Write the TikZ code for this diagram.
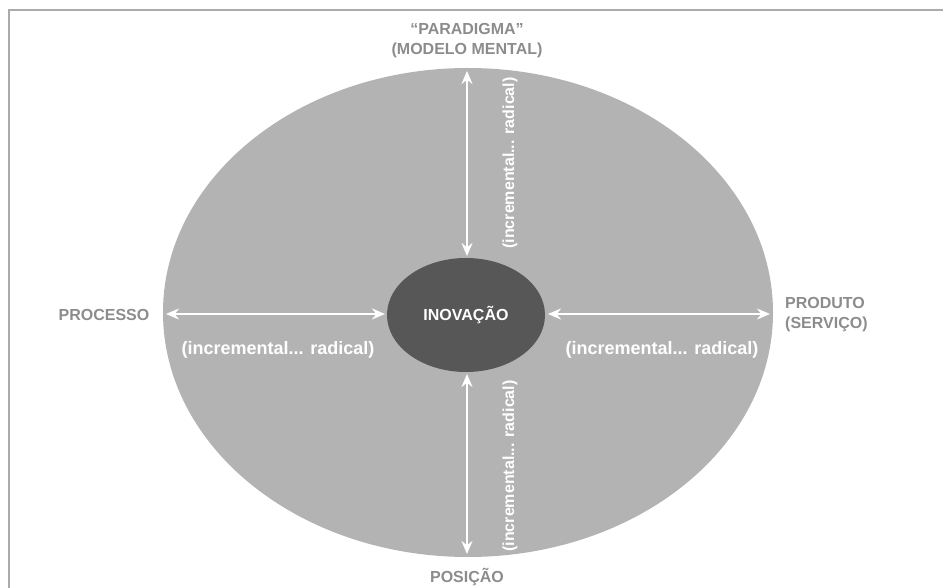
\documentclass[tikz,border=0pt]{standalone}
\usepackage{fontspec}
\setmainfont{Liberation Sans}
\usetikzlibrary{arrows.meta,shapes.geometric}
\definecolor{ellgray}{HTML}{B3B3B3}
\definecolor{coregray}{HTML}{575757}
\definecolor{labgray}{HTML}{8C8C8C}
\definecolor{framegray}{HTML}{ABABAB}
\tikzset{
  outerlab/.style={text=labgray, font=\bfseries\fontsize{16}{20}\selectfont, inner sep=0pt},
  inclab/.style={text=white, font=\bfseries\fontsize{18}{20}\selectfont, inner sep=0pt},
  vinclab/.style={text=white, font=\bfseries\fontsize{16}{18}\selectfont, inner sep=0pt, rotate=90},
  arr/.style={white, line width=2.6pt, {Stealth[length=13pt,width=11pt]}-{Stealth[length=13pt,width=11pt]}, shorten <=1pt, shorten >=1pt}
}
\begin{document}
\begin{tikzpicture}[x=1pt,y=-1pt]
\useasboundingbox (0,0) rectangle (943,588);
\coordinate (fbl) at (9,588);
\coordinate (ftl) at (9,10);
\coordinate (ftr) at (943,10);
\draw[framegray, line width=1.5pt] (fbl) -- (ftl) -- (ftr);
\node[ellipse, fill=ellgray, minimum width=610pt, minimum height=489pt, inner sep=0pt] (outer) at (468,312.5) {};
\node[ellipse, fill=coregray, minimum width=158pt, minimum height=114pt, inner sep=0pt,
      text=white, font=\bfseries\fontsize{16}{20}\selectfont] (core) at (466,315) {INOVAÇÃO};
% arrows
\coordinate (lo) at (165,314);
\coordinate (li) at (386,314);
\coordinate (ri) at (547,314);
\coordinate (ro) at (771,314);
\coordinate (to) at (467,70);
\coordinate (ti) at (467,257);
\coordinate (bi) at (467,373);
\coordinate (bo) at (467,555);
\draw[arr] (lo) -- (li);
\draw[arr] (ri) -- (ro);
\draw[arr] (to) -- (ti);
\draw[arr] (bi) -- (bo);
% outer labels
\node[outerlab] (proc) at (104,315) {PROCESSO};
\node[outerlab, anchor=west, align=left] (prod) at (785,315) {PRODUTO\\(SERVIÇO)};
\node[outerlab, align=center] (para) at (467,41) {“PARADIGMA”\\(MODELO MENTAL)};
\node[outerlab] (pos) at (467,577) {POSIÇÃO};
% range labels
\node[inclab] (incl) at (278,350) {(incremental... radical)};
\node[inclab] (incr) at (662,350) {(incremental... radical)};
\node[vinclab] (inct) at (510,163) {(incremental... radical)};
\node[vinclab] (incb) at (510,466) {(incremental... radical)};
\end{tikzpicture}
\end{document}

— Job —
Omit any images, then output the listing exactly.

— Task answer —
Write the TikZ code for this diagram.
\documentclass[tikz,border=0pt]{standalone}
\usepackage{fontspec}
\setmainfont{Liberation Sans}
\usetikzlibrary{arrows.meta,shapes.geometric}
\definecolor{ellgray}{HTML}{B3B3B3}
\definecolor{coregray}{HTML}{575757}
\definecolor{labgray}{HTML}{8C8C8C}
\definecolor{framegray}{HTML}{ABABAB}
\tikzset{
  outerlab/.style={text=labgray, font=\bfseries\fontsize{16}{20}\selectfont, inner sep=0pt},
  inclab/.style={text=white, font=\bfseries\fontsize{18}{20}\selectfont, inner sep=0pt},
  vinclab/.style={text=white, font=\bfseries\fontsize{16}{18}\selectfont, inner sep=0pt, rotate=90},
  arr/.style={white, line width=2.6pt, {Stealth[length=13pt,width=11pt]}-{Stealth[length=13pt,width=11pt]}, shorten <=1pt, shorten >=1pt}
}
\begin{document}
\begin{tikzpicture}[x=1pt,y=-1pt]
\useasboundingbox (0,0) rectangle (943,588);
\coordinate (fbl) at (9,588);
\coordinate (ftl) at (9,10);
\coordinate (ftr) at (943,10);
\draw[framegray, line width=1.5pt] (fbl) -- (ftl) -- (ftr);
\node[ellipse, fill=ellgray, minimum width=610pt, minimum height=489pt, inner sep=0pt] (outer) at (468,312.5) {};
\node[ellipse, fill=coregray, minimum width=158pt, minimum height=114pt, inner sep=0pt,
      text=white, font=\bfseries\fontsize{16}{20}\selectfont] (core) at (466,315) {INOVAÇÃO};
% arrows
\coordinate (lo) at (165,314);
\coordinate (li) at (386,314);
\coordinate (ri) at (547,314);
\coordinate (ro) at (771,314);
\coordinate (to) at (467,70);
\coordinate (ti) at (467,257);
\coordinate (bi) at (467,373);
\coordinate (bo) at (467,555);
\draw[arr] (lo) -- (li);
\draw[arr] (ri) -- (ro);
\draw[arr] (to) -- (ti);
\draw[arr] (bi) -- (bo);
% outer labels
\node[outerlab] (proc) at (104,315) {PROCESSO};
\node[outerlab, anchor=west, align=left] (prod) at (785,315) {PRODUTO\\(SERVIÇO)};
\node[outerlab, align=center] (para) at (467,41) {“PARADIGMA”\\(MODELO MENTAL)};
\node[outerlab] (pos) at (467,577) {POSIÇÃO};
% range labels
\node[inclab] (incl) at (278,350) {(incremental... radical)};
\node[inclab] (incr) at (662,350) {(incremental... radical)};
\node[vinclab] (inct) at (510,163) {(incremental... radical)};
\node[vinclab] (incb) at (510,466) {(incremental... radical)};
\end{tikzpicture}
\end{document}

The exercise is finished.